» What needs to be done
Search the records below for the word "React" and show every line where it occurs.

Some records:
/---
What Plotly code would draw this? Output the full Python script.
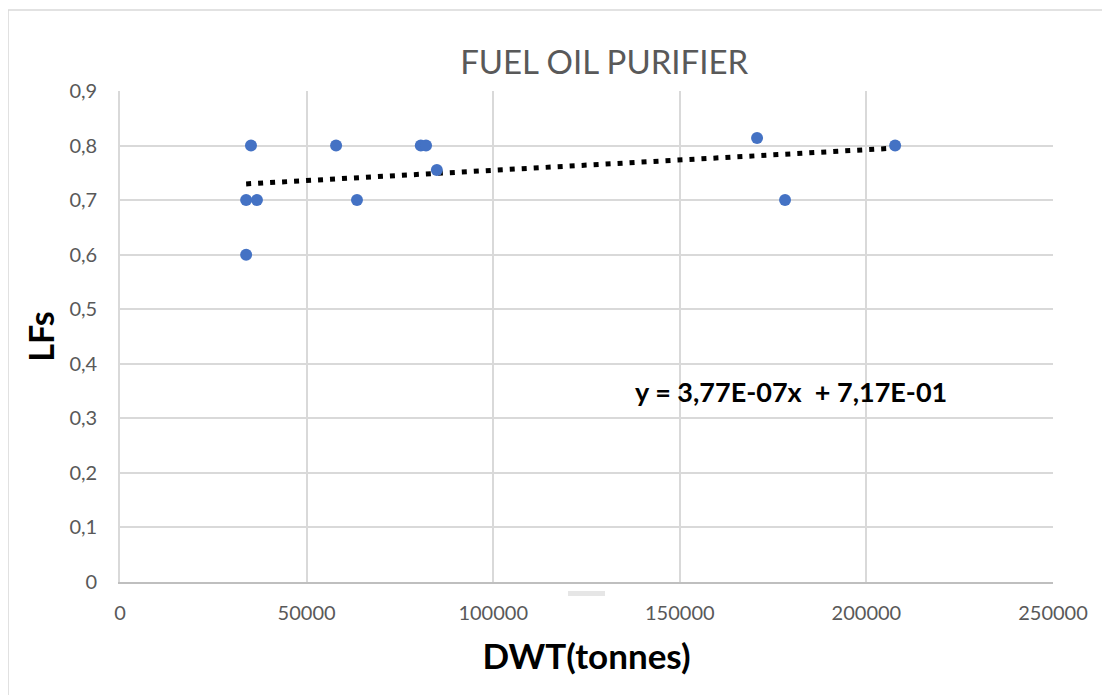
import plotly.graph_objects as go

# ---- data ----
dwt = [33800, 33800, 36700, 35100, 57900, 63500, 80600, 82000, 84900, 170700, 178200, 207700]
lfs = [0.60, 0.70, 0.70, 0.80, 0.80, 0.70, 0.80, 0.80, 0.755, 0.814, 0.70, 0.80]

slope = 3.77e-07
intercept = 0.717
equation_text = "y = 3,77E-07x\u00a0 + 7,17E-01"

title_text = "FUEL OIL PURIFIER"
x_title = "DWT(tonnes)"
y_title = "LFs"

x_tickvals = [0, 50000, 100000, 150000, 200000, 250000]
x_ticktext = ["0", "50000", "100000", "150000", "200000", "250000"]
y_tickvals = [0, 0.1, 0.2, 0.3, 0.4, 0.5, 0.6, 0.7, 0.8, 0.9]
y_ticktext = ["0", "0,1", "0,2", "0,3", "0,4", "0,5", "0,6", "0,7", "0,8", "0,9"]

# trendline from fitted coefficients across the data range
trend_x = [min(dwt), max(dwt)]
trend_y = [slope * v + intercept for v in trend_x]

FONT = "Lato"
GRID = "#d9d9d9"
TICK = "#595959"

fig = go.Figure()
fig.add_trace(go.Scatter(
    x=trend_x, y=trend_y, mode="lines",
    line=dict(color="black", width=5, dash="5px,7px"),
    hoverinfo="skip", showlegend=False))
fig.add_trace(go.Scatter(
    x=dwt, y=lfs, mode="markers",
    marker=dict(color="#4472C4", size=12, line=dict(width=0)),
    showlegend=False))

fig.update_layout(
    width=1102, height=687,
    margin=dict(l=112, r=57, t=83, b=113),
    paper_bgcolor="white", plot_bgcolor="white",
    font=dict(family=FONT, color=TICK),
    title=dict(text=title_text, x=0.541, xanchor="center", y=0.921, yanchor="middle",
               font=dict(family=FONT, size=33, color=TICK)),
    showlegend=False,
    annotations=[
        dict(text=equation_text, x=0.719, y=0.387, xref="paper", yref="paper",
             xanchor="center", yanchor="middle", showarrow=False,
             font=dict(family=FONT, size=27, color="black", weight="bold")),
    ],
    shapes=[
        dict(type="rect", xref="paper", yref="paper", x0=-0.12, x1=1.3, y0=-0.4, y1=1.165,
             line=dict(color="#d9d9d9", width=1.5), fillcolor="rgba(0,0,0,0)", layer="below"),
        dict(type="rect", xref="paper", yref="paper",
             x0=(568 - 120) / 933, x1=(605 - 120) / 933,
             y0=(582 - 596) / 491, y1=(582 - 591) / 491,
             line=dict(width=0), fillcolor="#e6e6e6"),
    ],
)

fig.update_xaxes(
    range=[0, 250000], tickvals=x_tickvals, ticktext=x_ticktext,
    showgrid=True, gridcolor=GRID, gridwidth=1.6,
    showline=True, linecolor="#bfbfbf", linewidth=1.6, mirror=False,
    zeroline=False, ticks="", ticklabelstandoff=12,
    tickfont=dict(family=FONT, size=20, color=TICK),
    title=dict(text=x_title, standoff=22,
               font=dict(family=FONT, size=35, color="black", weight="bold")),
)
fig.update_yaxes(
    range=[0, 0.9], tickvals=y_tickvals, ticktext=y_ticktext,
    showgrid=True, gridcolor=GRID, gridwidth=1.6,
    showline=True, linecolor=GRID, linewidth=1.6,
    zeroline=False, ticks="", ticklabelstandoff=17,
    tickfont=dict(family=FONT, size=20, color=TICK),
    title=dict(text=y_title, standoff=5,
               font=dict(family=FONT, size=34, color="black", weight="bold")),
)

fig.write_html("out.html")
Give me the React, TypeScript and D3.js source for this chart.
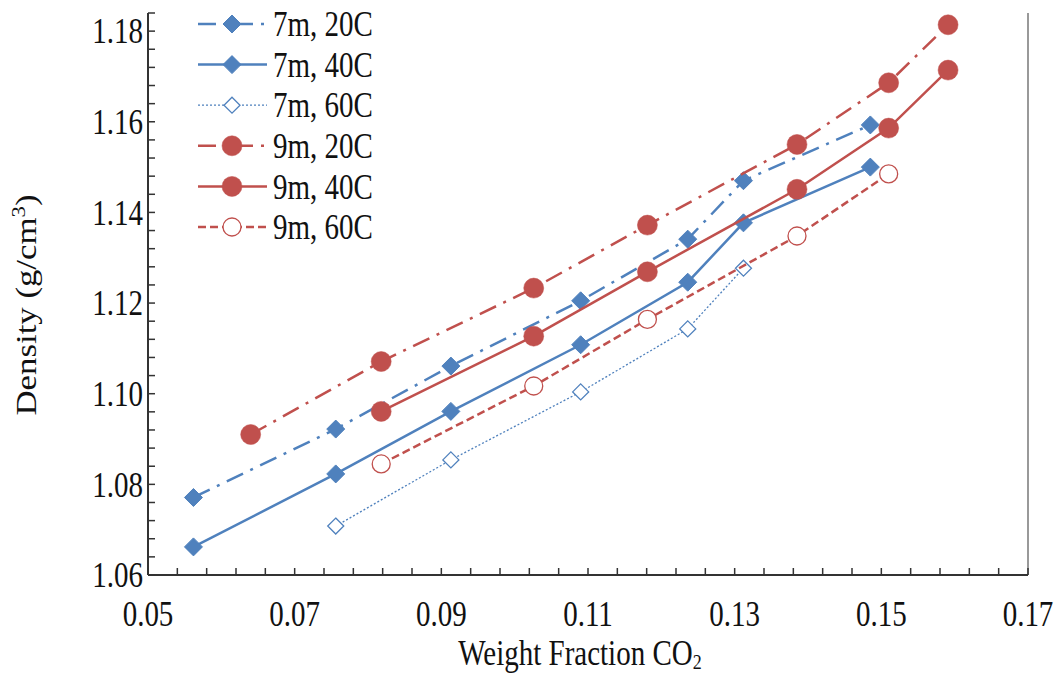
import React from "react";
import * as d3 from "d3";

const x7 = [0.0562, 0.0756, 0.0913, 0.109, 0.1236, 0.1312, 0.1485];
const x7hot = [0.0756, 0.0913, 0.109, 0.1236, 0.1312];
const x9 = [0.064, 0.0818, 0.1026, 0.1181, 0.1385, 0.151, 0.1591];
const x9mid = [0.0818, 0.1026, 0.1181, 0.1385, 0.151, 0.1591];
const x9hot = [0.0818, 0.1026, 0.1181, 0.1385, 0.151];

const d7m20 = [1.0771, 1.0922, 1.1061, 1.1205, 1.1341, 1.147, 1.1593];
const d7m40 = [1.0662, 1.0823, 1.0961, 1.1108, 1.1246, 1.1377, 1.15];
const d7m60 = [1.0708, 1.0854, 1.1004, 1.1143, 1.1277];
const d9m20 = [1.091, 1.1071, 1.1233, 1.1372, 1.155, 1.1686, 1.1814];
const d9m40 = [1.0961, 1.1127, 1.1269, 1.1451, 1.1586, 1.1714];
const d9m60 = [1.0845, 1.1017, 1.1164, 1.1348, 1.1485];

const xTicks = [0.05, 0.07, 0.09, 0.11, 0.13, 0.15, 0.17];
const yTicks = [1.06, 1.08, 1.1, 1.12, 1.14, 1.16, 1.18];

const BLUE = "#4F81BD";
const RED = "#C0504D";

type Series = {
  name: string;
  xs: number[];
  ys: number[];
  color: string;
  dash: string;
  width: number;
  marker: "diamond" | "circle";
  hollow: boolean;
};

const series: Series[] = [
  { name: "7m, 20C", xs: x7, ys: d7m20, color: BLUE, dash: "18,8,3,8", width: 2.5, marker: "diamond", hollow: false },
  { name: "7m, 40C", xs: x7, ys: d7m40, color: BLUE, dash: "", width: 2.5, marker: "diamond", hollow: false },
  { name: "7m, 60C", xs: x7hot, ys: d7m60, color: BLUE, dash: "2,2", width: 1.3, marker: "diamond", hollow: true },
  { name: "9m, 20C", xs: x9, ys: d9m20, color: RED, dash: "18,8,3,8", width: 2.5, marker: "circle", hollow: false },
  { name: "9m, 40C", xs: x9mid, ys: d9m40, color: RED, dash: "", width: 2.5, marker: "circle", hollow: false },
  { name: "9m, 60C", xs: x9hot, ys: d9m60, color: RED, dash: "8,4", width: 2.5, marker: "circle", hollow: true },
];

const W = 1059;
const H = 673;
const L = 148, R = 1028, T = 13, B = 575;
const FONT = "'Liberation Serif', 'Times New Roman', serif";
const SY = 1.2;

function Marker({ s, cx, cy }: { s: Series; cx: number; cy: number }) {
  if (s.marker === "diamond") {
    const r = s.hollow ? 8 : 9;
    const d = `M${cx},${cy - r}L${cx + r},${cy}L${cx},${cy + r}L${cx - r},${cy}Z`;
    return s.hollow ? (
      <path d={d} fill="white" stroke={s.color} strokeWidth={1.3} />
    ) : (
      <path d={d} fill={s.color} stroke={s.color} strokeWidth={1} />
    );
  }
  return s.hollow ? (
    <circle cx={cx} cy={cy} r={9} fill="white" stroke={s.color} strokeWidth={1.3} />
  ) : (
    <circle cx={cx} cy={cy} r={10} fill={s.color} stroke={s.color} strokeWidth={0.5} />
  );
}

export default function App() {
  const x = d3.scaleLinear().domain([0.05, 0.17]).range([L, R]);
  const y = d3.scaleLinear().domain([1.06, 1.184]).range([B, T]);
  const line = d3.line<[number, number]>().x((d) => x(d[0])).y((d) => y(d[1]));

  const xMinor = d3.range(0, 31).map((i) => 0.05 + i * 0.004);
  const yMinor = d3.range(0, 32).map((i) => 1.06 + i * 0.004);

  return (
    <svg width={W} height={H} style={{ position: "absolute", left: 0, top: 0, background: "white" }} fontFamily={FONT}>
      <rect x={0} y={0} width={W} height={H} fill="white" />
      <line x1={R} x2={R} y1={T} y2={B} stroke="#999" strokeWidth={2} />
      <line x1={L} x2={R} y1={B} y2={B} stroke="#333" strokeWidth={2} />
      <line x1={L} x2={L} y1={T} y2={B} stroke="#333" strokeWidth={2} />
      {xMinor.map((v, i) => (
        <line key={"xm" + i} x1={x(v)} x2={x(v)} y1={B} y2={B - 7} stroke="#333" strokeWidth={1.5} />
      ))}
      {yMinor.map((v, i) => (
        <line key={"ym" + i} x1={L} x2={L + 7} y1={y(v)} y2={y(v)} stroke="#333" strokeWidth={1.5} />
      ))}
      {xTicks.map((v) => (
        <text key={"xt" + v} transform={`translate(${x(v)},626) scale(1,${SY})`} textAnchor="middle" fontSize={29} fill="#111">
          {v.toFixed(2)}
        </text>
      ))}
      {yTicks.map((v) => (
        <text key={"yt" + v} transform={`translate(143,${y(v)}) scale(1,${SY})`} dy="0.35em" textAnchor="end" fontSize={29} fill="#111">
          {v.toFixed(2)}
        </text>
      ))}
      <text transform={`translate(580,665) scale(1,${SY})`} textAnchor="middle" fontSize={29} fill="#111">
        Weight Fraction CO<tspan fontSize={18} dy={3}>2</tspan>
      </text>
      <text transform={`translate(36,305) scale(1,${SY}) rotate(-90)`} textAnchor="middle" fontSize={29} fill="#111">
        Density (g/cm<tspan fontSize={19} dy={-11}>3</tspan><tspan dy={11}>)</tspan>
      </text>
      {series.map((s) => {
        const pts: [number, number][] = s.xs.map((v, i) => [v, s.ys[i]]);
        return (
          <g key={s.name}>
            <path d={line(pts) || ""} fill="none" stroke={s.color} strokeWidth={s.width} strokeDasharray={s.dash || undefined} />
            {pts.map((p, i) => (
              <Marker key={i} s={s} cx={x(p[0])} cy={y(p[1])} />
            ))}
          </g>
        );
      })}
      {series.map((s, i) => {
        const ly = 24 + i * 40.6;
        return (
          <g key={"lg" + s.name}>
            <line x1={198} x2={267} y1={ly} y2={ly} stroke={s.color} strokeWidth={s.width} strokeDasharray={s.dash || undefined} />
            <Marker s={s} cx={232} cy={ly} />
            <text transform={`translate(273,${ly}) scale(1,${SY})`} dy="0.35em" fontSize={29} fill="#111">
              {s.name}
            </text>
          </g>
        );
      })}
    </svg>
  );
}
\---
» Exercise response
Give me the React, TypeScript and D3.js source for this chart.
import React from "react";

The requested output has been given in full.